YOUR GOAL
Repeat, exactly and only, the lines from the beginning of the data through the line with "['#ffffff', '#ffffff', '#ffffff', '#111111', '#111111']". Pictures are left out.

>> begin

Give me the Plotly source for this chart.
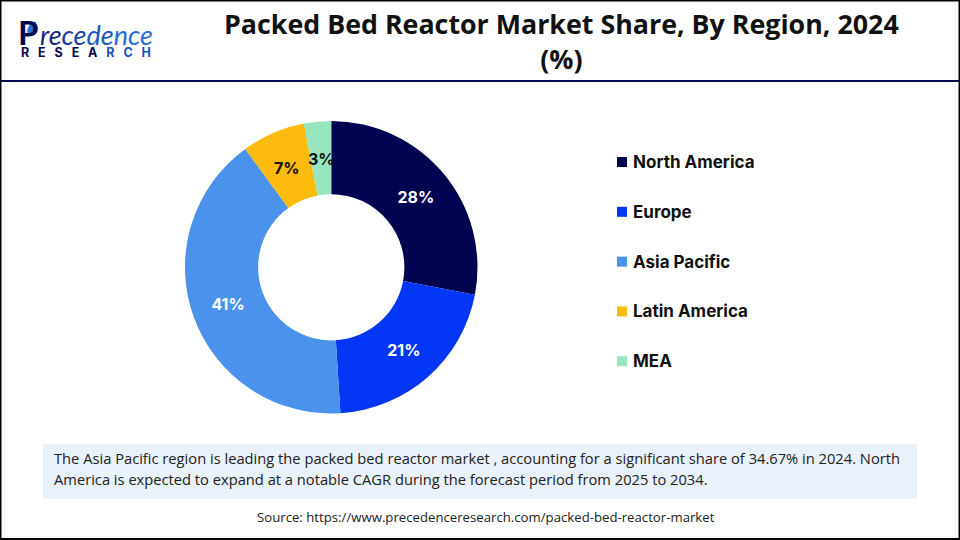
#!/usr/bin/env python3
"""Packed bed reactor market share donut, by region."""

import plotly.graph_objects as go

REGIONS = ['North America', 'Europe', 'Asia Pacific', 'Latin America', 'MEA']
SHARES = [28, 21, 41, 7, 3]
COLORS = ['#00034f', '#0336f5', '#4a92ec', '#fdbb0d', '#98e6bd']
LABEL_COLORS = ['#ffffff', '#ffffff', '#ffffff', '#111111', '#111111']

TITLE = 'Packed Bed Reactor Market Share, By Region, 2024<br>(%)'
NOTE_LINES = [
    'The Asia Pacific region is leading the packed bed reactor market , accounting for a '
    'significant share of 34.67% in 2024. North',
    'America is expected to expand at a notable CAGR during the forecast period from 2025 to 2034.',
]
SOURCE = 'Source: https://www.precedenceresearch.com/packed-bed-reactor-market'

W, H = 960, 540


def px(x):
    return x / W


def py(y):
    return 1 - y / H


# the two thin slices get their labels placed by hand below, plotly pushes them to the rim
slice_text = [f'<b>{v}%</b>' if v > 10 else '' for v in SHARES]

fig = go.Figure(go.Pie(
    labels=REGIONS,
    values=SHARES,
    hole=0.5,
    sort=False,
    direction='clockwise',
    rotation=0,
    marker=dict(colors=COLORS, line=dict(width=0)),
    text=slice_text,
    textinfo='text',
    textposition='inside',
    insidetextorientation='horizontal',
    textfont=dict(family='Inter', size=16, color=LABEL_COLORS),
    domain=dict(x=[px(185), px(477.5)], y=[py(413.5), py(121)]),
    showlegend=False,
))

shapes = [
    dict(type='rect', xref='paper', yref='paper', x0=px(43), x1=px(917), y0=py(499), y1=py(444),
         fillcolor='#e9f1fa', line=dict(width=0), layer='below'),
    dict(type='line', xref='paper', yref='paper', x0=0, x1=1, y0=py(81), y1=py(81),
         line=dict(color='#03084f', width=2)),
    dict(type='rect', xref='paper', yref='paper', x0=px(0.5), x1=px(959.5), y0=py(539), y1=py(0.5),
         line=dict(color='#000000', width=2)),
]

annotations = [
    dict(text=f'<b>{TITLE}</b>', x=px(561), y=py(41), font=dict(family='Open Sans', size=26.8, color='#111111')),
    dict(text=SOURCE, x=px(486.5), y=py(517), font=dict(family='Open Sans', size=13.2, color='#222222')),
    dict(text=f'<b>{SHARES[3]}%</b>', x=px(287), y=py(168), font=dict(family='Inter', size=16, color=LABEL_COLORS[3])),
    dict(text=f'<b>{SHARES[4]}%</b>', x=px(321), y=py(159), font=dict(family='Inter', size=16, color=LABEL_COLORS[4])),
    # logo wordmark
    dict(text='<b>P</b>', x=px(16), y=py(32), xanchor='left',
         font=dict(family='Lato', size=33, color='#03084f')),
    dict(text='<i><span style="color:#12267e">re</span><span style="color:#1a3f9e">ce</span>'
              '<span style="color:#2056c0">de</span><span style="color:#2a6bd6">nce</span></i>',
         x=px(38), y=py(35), xanchor='left', font=dict(family='Lato', size=27)),
    dict(text='<b><span style="color:#03084f">R   E   S   E   A</span>'
              '<span style="color:#1a4fc0">   R   C   H</span></b>',
         x=px(19), y=py(53), xanchor='left', font=dict(family='Inter', size=12.5)),
]

for i, line in enumerate(NOTE_LINES):
    annotations.append(dict(text=line, x=px(52), y=py(458 + i * 21), xanchor='left', align='left',
                            font=dict(family='Open Sans', size=14.7, color='#222222')))

# legend drawn by hand, the rows are 50px apart
for i, (region, color) in enumerate(zip(REGIONS, COLORS)):
    y = 162 + i * 49.8
    shapes.append(dict(type='rect', xref='paper', yref='paper', x0=px(617), x1=px(627),
                       y0=py(y + 5), y1=py(y - 5), fillcolor=color, line=dict(width=0)))
    annotations.append(dict(text=f'<b>{region}</b>', x=px(631), y=py(y), xanchor='left',
                            font=dict(family='Inter', size=17, color='#111111')))

for a in annotations:
    a.setdefault('xanchor', 'center')
    a.update(xref='paper', yref='paper', showarrow=False, yanchor='middle')

# leaf in the logo P
shapes.append(dict(type='path', xref='paper', yref='paper',
                   path=f'M {px(37)} {py(21)} Q {px(25)} {py(23)} {px(27)} {py(35)} Q {px(36)} {py(33)} {px(37)} {py(21)} Z',
                   fillcolor='#2a6bd6', line=dict(color='white', width=1)))

fig.update_layout(
    width=W,
    height=H,
    margin=dict(l=0, r=0, t=0, b=0),
    paper_bgcolor='white',
    shapes=shapes,
    annotations=annotations,
    uniformtext=dict(minsize=16, mode='show'),
)

fig.write_html('out.html', config=dict(displayModeBar=False),
               post_script="document.body.style.margin='0';")
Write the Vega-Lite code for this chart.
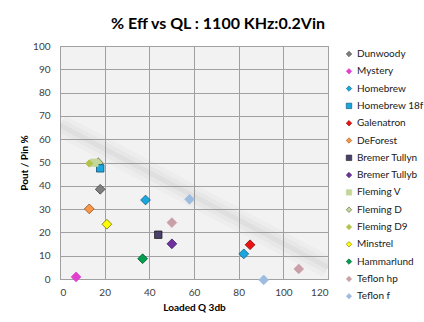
{
  "$schema": "https://vega.github.io/schema/vega-lite/v6.json",
  "width": 268,
  "height": 233,
  "autosize": {"type": "none"},
  "padding": {"left": 60, "top": 46, "right": 96, "bottom": 43},
  "background": "white",
  "title": {"text": "% Eff vs QL : 1100 KHz:0.2Vin", "font": "Lato", "fontSize": 16, "fontWeight": "bold", "color": "#000000", "anchor": "middle", "frame": "group", "dx": 24, "offset": 9},
  "config": {
    "view": {"fill": "#f2f2f2", "stroke": "#9a9a9a", "strokeWidth": 1},
    "font": "Lato",
    "axis": {"labelFont": "Lato", "labelFontSize": 10, "labelColor": "#404040", "titleFont": "Lato", "titleFontSize": 10, "titleFontWeight": "bold", "titleColor": "#000000", "gridColor": "#a0a0a0", "gridOpacity": 1, "domain": false, "ticks": false, "labelPadding": 8}
  },
  "datasets": {
    "pts": [
      {"name": "Dunwoody", "q": 18.0, "eff": 38.5},
      {"name": "Mystery", "q": 7.2, "eff": 0.9},
      {"name": "Homebrew", "q": 38.3, "eff": 33.9},
      {"name": "Homebrew", "q": 82.3, "eff": 10.8},
      {"name": "Homebrew 18f", "q": 18.0, "eff": 47.5},
      {"name": "Galenatron", "q": 85.1, "eff": 14.7},
      {"name": "DeForest", "q": 13.1, "eff": 30.1},
      {"name": "Bremer Tullyn", "q": 44.0, "eff": 19.0},
      {"name": "Bremer Tullyb", "q": 50.1, "eff": 15.1},
      {"name": "Fleming V", "q": 15.4, "eff": 49.9},
      {"name": "Fleming D", "q": 17.1, "eff": 49.9},
      {"name": "Fleming D9", "q": 13.1, "eff": 49.6},
      {"name": "Minstrel", "q": 21.0, "eff": 23.5},
      {"name": "Hammarlund", "q": 37.0, "eff": 8.7},
      {"name": "Teflon hp", "q": 50.1, "eff": 24.2},
      {"name": "Teflon hp", "q": 106.9, "eff": 4.3},
      {"name": "Teflon f", "q": 58.0, "eff": 34.2},
      {"name": "Teflon f", "q": 91.2, "eff": -0.4}
    ],
    "trend": [
      {"q": 0, "eff": 66},
      {"q": 120, "eff": 5}
    ]
  },
  "encoding": {
    "x": {"field": "q", "type": "quantitative", "title": "Loaded Q 3db", "scale": {"domain": [0, 120]}, "axis": {"values": [0, 20, 40, 60, 80, 100, 120], "titlePadding": 5}},
    "y": {"field": "eff", "type": "quantitative", "title": "Pout / Pin %", "scale": {"domain": [0, 100]}, "axis": {"values": [0, 10, 20, 30, 40, 50, 60, 70, 80, 90, 100], "labelPadding": 10, "titlePadding": 3}}
  },
  "layer": [
    {
      "data": {"name": "trend"},
      "mark": {"type": "line", "color": "#808080", "strokeWidth": 22, "opacity": 0.04, "clip": true}
    },
    {
      "data": {"name": "trend"},
      "mark": {"type": "line", "color": "#808080", "strokeWidth": 13, "opacity": 0.06, "clip": true}
    },
    {
      "data": {"name": "trend"},
      "mark": {"type": "line", "color": "#808080", "strokeWidth": 5, "opacity": 0.07, "clip": true}
    },
    {
      "data": {"name": "pts"},
      "transform": [{"filter": "datum.name !== 'Homebrew 18f' && datum.name !== 'Bremer Tullyn' && datum.name !== 'Fleming V' && datum.name !== 'Fleming D9'"}],
      "mark": {"type": "point", "filled": true, "opacity": 1, "strokeWidth": 0.8, "size": 95},
      "encoding": {
        "color": {
          "field": "name", "type": "nominal",
          "scale": {
            "domain": ["Dunwoody", "Mystery", "Homebrew", "Homebrew 18f", "Galenatron", "DeForest", "Bremer Tullyn", "Bremer Tullyb", "Fleming V", "Fleming D", "Fleming D9", "Minstrel", "Hammarlund", "Teflon hp", "Teflon f"],
            "range": ["#7f7f7f", "#e040d0", "#1aa7e0", "#1aa7e0", "#ee1111", "#f79646", "#4b3f6e", "#7030a0", "#c4d79b", "#c4d79b", "#b4c24c", "#ffff00", "#00a050", "#c9a0a8", "#9dbde0"]
          },
          "legend": {"title": null, "orient": "none", "legendX": 284, "legendY": 3, "labelFont": "Lato", "labelFontSize": 10, "labelColor": "#202020", "symbolSize": 30, "rowPadding": 7.3, "symbolStrokeWidth": 0.6, "labelOffset": 3}
        },
        "shape": {
          "field": "name", "type": "nominal",
          "scale": {
            "domain": ["Dunwoody", "Mystery", "Homebrew", "Homebrew 18f", "Galenatron", "DeForest", "Bremer Tullyn", "Bremer Tullyb", "Fleming V", "Fleming D", "Fleming D9", "Minstrel", "Hammarlund", "Teflon hp", "Teflon f"],
            "range": ["diamond", "diamond", "diamond", "square", "diamond", "diamond", "square", "diamond", "square", "diamond", "diamond", "diamond", "diamond", "diamond", "diamond"]
          }
        },
        "stroke": {
          "field": "name", "type": "nominal", "legend": null,
          "scale": {
            "domain": ["Dunwoody", "Mystery", "Homebrew", "Homebrew 18f", "Galenatron", "DeForest", "Bremer Tullyn", "Bremer Tullyb", "Fleming V", "Fleming D", "Fleming D9", "Minstrel", "Hammarlund", "Teflon hp", "Teflon f"],
            "range": ["#404040", "#e040d0", "#135f80", "#0e4f70", "#7a0000", "#905020", "#202020", "#3a1a60", "#c4d79b", "#606040", "#b4c24c", "#707000", "#00502a", "#c9a0a8", "#9dbde0"]
          }
        }
      }
    },
    {
      "data": {"name": "pts"},
      "transform": [{"filter": "datum.name === 'Homebrew 18f' || datum.name === 'Bremer Tullyn' || datum.name === 'Fleming V' || datum.name === 'Fleming D9'"}],
      "mark": {"type": "point", "filled": true, "opacity": 1, "strokeWidth": 0.8, "size": 55},
      "encoding": {
        "color": {"field": "name", "type": "nominal"},
        "shape": {"field": "name", "type": "nominal"},
        "stroke": {"field": "name", "type": "nominal", "legend": null}
      }
    }
  ]
}
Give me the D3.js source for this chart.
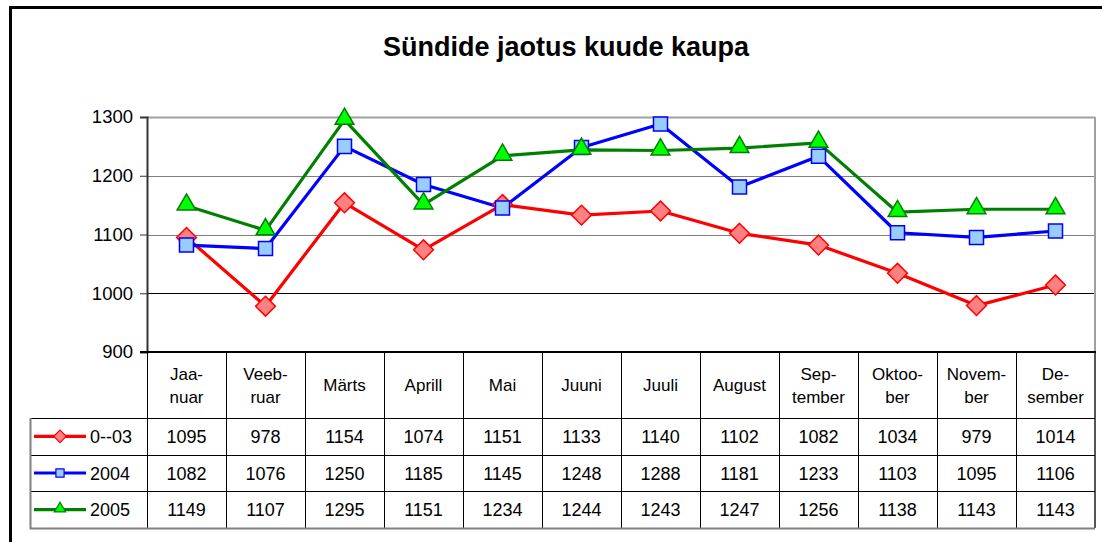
<!DOCTYPE html>
<html>
<head>
<meta charset="utf-8">
<script src="https://cdn.jsdelivr.net/npm/d3@7"></script>
<style>
  html, body { margin: 0; padding: 0; background: #fff; }
  text { font-family: Arial, "Liberation Sans", sans-serif; fill: #000; }
</style>
</head>
<body>
<div id="chart"></div>
<script>
const months = ['Jaa-\nnuar', 'Veeb-\nruar', 'Märts', 'Aprill', 'Mai', 'Juuni', 'Juuli', 'August',
  'Sep-\ntember', 'Oktoo-\nber', 'Novem-\nber', 'De-\nsember'];
const seriesNames = ['0--03', '2004', '2005'];
const values0003 = [1095, 978, 1154, 1074, 1151, 1133, 1140, 1102, 1082, 1034, 979, 1014];
const values2004 = [1082, 1076, 1250, 1185, 1145, 1248, 1288, 1181, 1233, 1103, 1095, 1106];
const values2005 = [1149, 1107, 1295, 1151, 1234, 1244, 1243, 1247, 1256, 1138, 1143, 1143];
const yTicks = [900, 1000, 1100, 1200, 1300];

const W = 1102, H = 542;
const plot = { left: 147, right: 1095, top: 117, bottom: 352 };
const table = { left: 30, headerBottom: 418, bottom: 528 };

const series = [
  { name: seriesNames[0], values: values0003, line: '#ff0000', fill: '#ff8080', stroke: '#ff0000', shape: 'diamond' },
  { name: seriesNames[1], values: values2004, line: '#0000ff', fill: '#99ccff', stroke: '#0000ff', shape: 'square' },
  { name: seriesNames[2], values: values2005, line: '#008000', fill: '#00ff00', stroke: '#008000', shape: 'triangle' },
];

const svg = d3.select('#chart').append('svg').attr('width', W).attr('height', H);

// outer frame (runs off the right/bottom edge)
svg.append('rect').attr('x', 10.5).attr('y', 7.5).attr('width', W + 20).attr('height', H + 20)
  .attr('fill', '#fff').attr('stroke', '#000').attr('stroke-width', 3);

svg.append('text').attr('x', 566).attr('y', 56).attr('text-anchor', 'middle')
  .style('font-size', '27px').style('font-weight', 'bold').text('Sündide jaotus kuude kaupa');

const x = d3.scaleBand().domain(d3.range(months.length)).range([plot.left, plot.right]);
const y = d3.scaleLinear().domain([900, 1300]).range([plot.bottom, plot.top]);

// gridlines
svg.append('g').selectAll('line').data(yTicks.filter(d => d > 900)).join('line')
  .attr('x1', plot.left).attr('x2', plot.right)
  .attr('y1', d => Math.round(y(d)) + 0.5).attr('y2', d => Math.round(y(d)) + 0.5)
  .attr('stroke', d => d === 1000 ? '#000' : (d === 1300 ? '#a0a0a0' : '#808080'))
  .attr('stroke-width', d => d === 1300 ? 2 : 1);

// plot right border
svg.append('line').attr('x1', plot.right).attr('x2', plot.right).attr('y1', plot.top).attr('y2', plot.bottom)
  .attr('stroke', '#a0a0a0').attr('stroke-width', 2);

// y axis
const yAxis = svg.append('g').attr('transform', `translate(${plot.left},0)`)
  .call(d3.axisLeft(y).tickValues(yTicks).tickSize(7).tickPadding(7).tickFormat(d3.format('d')));
yAxis.select('.domain').attr('stroke', '#333').attr('stroke-width', 2);
yAxis.selectAll('.tick line').attr('stroke', '#333');
yAxis.selectAll('.tick text').style('font-size', '18.5px').attr('fill', '#000');

// table
const nRows = series.length;
const rowH = (table.bottom - table.headerBottom) / nRows;
const tg = svg.append('g');
// column separators
tg.selectAll('line.col').data(d3.range(months.length + 1)).join('line').attr('class', 'col')
  .attr('x1', i => i < months.length ? x(i) : plot.right).attr('x2', i => i < months.length ? x(i) : plot.right)
  .attr('y1', plot.bottom).attr('y2', table.bottom)
  .attr('stroke', i => i === months.length ? '#555' : '#000').attr('stroke-width', i => i === months.length ? 2 : 1)
  .attr('shape-rendering', 'crispEdges');
// row separators
tg.selectAll('line.row').data(d3.range(nRows)).join('line').attr('class', 'row')
  .attr('x1', table.left).attr('x2', plot.right)
  .attr('y1', i => Math.round(table.headerBottom + i * rowH) + 0.5)
  .attr('y2', i => Math.round(table.headerBottom + i * rowH) + 0.5)
  .attr('stroke', '#000');
// outer grey edges of table
tg.append('path')
  .attr('d', `M${table.left + 0.5},${table.headerBottom} V${table.bottom + 0.5} H${plot.right}`)
  .attr('fill', 'none').attr('stroke', '#808080').attr('stroke-width', 2);

// bottom axis (900 line)
svg.append('line').attr('x1', plot.left - 7).attr('x2', plot.right + 1)
  .attr('y1', plot.bottom).attr('y2', plot.bottom).attr('stroke', '#000').attr('stroke-width', 2);

// header labels
const headers = tg.selectAll('text.hdr').data(months).join('text').attr('class', 'hdr')
  .attr('text-anchor', 'middle').style('font-size', '17px');
headers.each(function (d, i) {
  const lines = d.split('\n');
  const cx = x(i) + x.bandwidth() / 2;
  const cy = (plot.bottom + table.headerBottom) / 2;
  const lh = 23;
  d3.select(this).selectAll('tspan').data(lines).join('tspan')
    .attr('x', cx)
    .attr('y', (l, j) => cy + 6 + (j - (lines.length - 1) / 2) * lh)
    .text(l => l);
});

// values
series.forEach((s, r) => {
  const cy = table.headerBottom + (r + 0.5) * rowH;
  tg.selectAll(`text.v${r}`).data(s.values).join('text').attr('class', `v${r}`)
    .attr('x', (d, i) => x(i) + x.bandwidth() / 2).attr('y', cy + 6.5)
    .attr('text-anchor', 'middle').style('font-size', '18px').text(d => d);
});

function symbolPath(shape, size) {
  const t = shape === 'diamond' ? d3.symbolDiamond2 : shape === 'square' ? d3.symbolSquare2 : d3.symbolTriangle2;
  return d3.symbol().type(t).size(size)();
}
const markerSize = { diamond: 250, square: 250, triangle: 250 };
const legendSize = { diamond: 100, square: 85, triangle: 90 };

// lines and markers
const lineGen = d3.line().x((d, i) => x(i) + x.bandwidth() / 2).y(d => y(d));
series.forEach(s => {
  svg.append('path').datum(s.values).attr('d', lineGen)
    .attr('fill', 'none').attr('stroke', s.line).attr('stroke-width', 3.2).attr('stroke-linejoin', 'round');
});
series.forEach(s => {
  svg.append('g').selectAll('path').data(s.values).join('path')
    .attr('transform', (d, i) => `translate(${x(i) + x.bandwidth() / 2},${y(d) + (s.shape === 'triangle' ? -1 : 0)})`)
    .attr('d', symbolPath(s.shape, markerSize[s.shape]))
    .attr('fill', s.fill).attr('stroke', s.stroke).attr('stroke-width', 1.5);
});

// legend keys inside table
series.forEach((s, r) => {
  const cy = table.headerBottom + (r + 0.5) * rowH;
  const g = svg.append('g');
  g.append('line').attr('x1', 34).attr('x2', 86).attr('y1', cy).attr('y2', cy)
    .attr('stroke', s.line).attr('stroke-width', 3.2);
  g.append('path').attr('transform', `translate(60,${cy + (s.shape === 'triangle' ? -1 : 0)})`)
    .attr('d', symbolPath(s.shape, legendSize[s.shape]))
    .attr('fill', s.fill).attr('stroke', s.stroke).attr('stroke-width', 1.2);
  g.append('text').attr('x', 90).attr('y', cy + 6.5).style('font-size', '18px').text(s.name);
});
</script>
</body>
</html>
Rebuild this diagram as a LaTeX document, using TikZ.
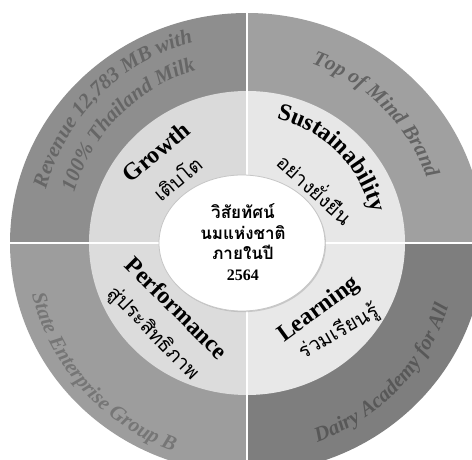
\documentclass[tikz,border=0pt]{standalone}
\usepackage{fontspec}
\setmainfont{Liberation Serif}
\newfontfamily\thaifont[Script=Thai]{Loma}
\usetikzlibrary{decorations.text,shadows}
\definecolor{oTL}{HTML}{8E8E8E}
\definecolor{oTR}{HTML}{A0A0A0}
\definecolor{oBL}{HTML}{9D9D9D}
\definecolor{oBR}{HTML}{7E7E7E}
\definecolor{iTL}{HTML}{DADADA}
\definecolor{iTR}{HTML}{E7E7E7}
\definecolor{iBL}{HTML}{DCDCDC}
\definecolor{iBR}{HTML}{E8E8E8}
\newcommand\ofont{\fontsize{21}{21}\selectfont\bfseries\itshape}
\newcommand\ifont{\fontsize{24}{24}\selectfont\bfseries}
\newcommand\tfont{\thaifont\fontsize{20}{20}\selectfont}
% #1 text, #2 radius, #3 start angle, #4 end angle, #5 colour
\newcommand\arctext[5]{%
  \path[decorate,decoration={text along path,text={|\ofont|#1},text align=center,text color=#5}]
    (#3:#2pt) arc[start angle=#3,end angle=#4,radius=#2pt];}
\tikzset{
  lab/.style={font=\ifont, inner sep=0pt},
  thlab/.style={font=\tfont, inner sep=0pt},
  gap/.style={white, line width=2.6pt},
}
\begin{document}
\begin{tikzpicture}[x=1pt,y=1pt]
\useasboundingbox (-247,-217) rectangle (225,243);
\clip (-247,-217) rectangle (225,243);
\fill[white] (-247,-217) rectangle (225,243);
% outer ring sectors
\fill[oTL] (0,0) -- (-237,0) arc[start angle=180,end angle=90,x radius=237pt,y radius=230pt] -- cycle;
\fill[oTR] (0,0) -- (0,230) arc[start angle=90,end angle=0,x radius=237pt,y radius=230pt] -- cycle;
\fill[oBL] (0,0) -- (-237,0) arc[start angle=180,end angle=270,x radius=237pt,y radius=230pt] -- cycle;
\fill[oBR] (0,0) -- (0,-230) arc[start angle=270,end angle=360,x radius=237pt,y radius=230pt] -- cycle;
% inner ring sectors
\fill[iTL] (0,0) -- (-158,0) arc[start angle=180,end angle=90,x radius=158pt,y radius=152pt] -- cycle;
\fill[iTR] (0,0) -- (0,152) arc[start angle=90,end angle=0,x radius=158pt,y radius=152pt] -- cycle;
\fill[iBL] (0,0) -- (-158,0) arc[start angle=180,end angle=270,x radius=158pt,y radius=152pt] -- cycle;
\fill[iBR] (0,0) -- (0,-152) arc[start angle=270,end angle=360,x radius=158pt,y radius=152pt] -- cycle;
% gaps
\coordinate (gN) at (0,245); \coordinate (gS) at (0,-245);
\coordinate (gW) at (-250,0); \coordinate (gE) at (250,0);
\draw[gap] (gN) -- (gS);
\draw[gap] (gW) -- (gE);
% centre
\fill[white, draw=gray!45, line width=0.8pt, drop shadow={shadow xshift=1pt,shadow yshift=-1.2pt,opacity=0.3}]
  (-5,0) ellipse[x radius=83pt, y radius=68pt];
\node[align=center, inner sep=0pt, font=\thaifont\bfseries\fontsize{17}{20.5}\selectfont] (centre) at (-4,1)
  {วิสัยทัศน์\\นมแห่งชาติ\\ภายในปี\\{\rmfamily\bfseries\fontsize{16}{20.5}\selectfont 2564}};
% outer texts
\arctext{Revenue 12,783 MB with}{208}{180}{90}{oTL!72!black}
\arctext{100{\%} Thailand Milk}{180}{180}{90}{oTL!72!black}
\arctext{Top of Mind Brand}{191}{90}{0}{oTR!62!black}
\arctext{State Enterprise Group B}{221}{177}{267}{oBL!75!black}
\arctext{Dairy Academy for All}{211}{271}{361}{oBR!70!black}
% inner labels
\node[lab, rotate=40] (growth) at (-91,91) {Growth};
\node[thlab, rotate=40] (growthth) at (-70,65) {เติบโต};
\path[decorate,decoration={text along path,text={|\ifont|Sustainability},text align=center}]
  (85:128pt) arc[start angle=85,end angle=5,radius=128pt];
\node[thlab, rotate=-42] (sustth) at (69,55) {อย่างยั่งยืน};
\node[lab, rotate=-45] (perf) at (-70,-65) {Performance};
\node[thlab, rotate=-46] (perfth) at (-94,-91) {สู่ประสิทธิภาพ};
\node[lab, rotate=36] (learn) at (72,-67) {Learning};
\node[thlab, rotate=30] (learnth) at (92,-89) {ร่วมเรียนรู้};
\end{tikzpicture}
\end{document}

>> end

FINISHED TASK
Give me the Plotly source for this chart.
#!/usr/bin/env python3
"""Packed bed reactor market share donut, by region."""

import plotly.graph_objects as go

REGIONS = ['North America', 'Europe', 'Asia Pacific', 'Latin America', 'MEA']
SHARES = [28, 21, 41, 7, 3]
COLORS = ['#00034f', '#0336f5', '#4a92ec', '#fdbb0d', '#98e6bd']
LABEL_COLORS = ['#ffffff', '#ffffff', '#ffffff', '#111111', '#111111']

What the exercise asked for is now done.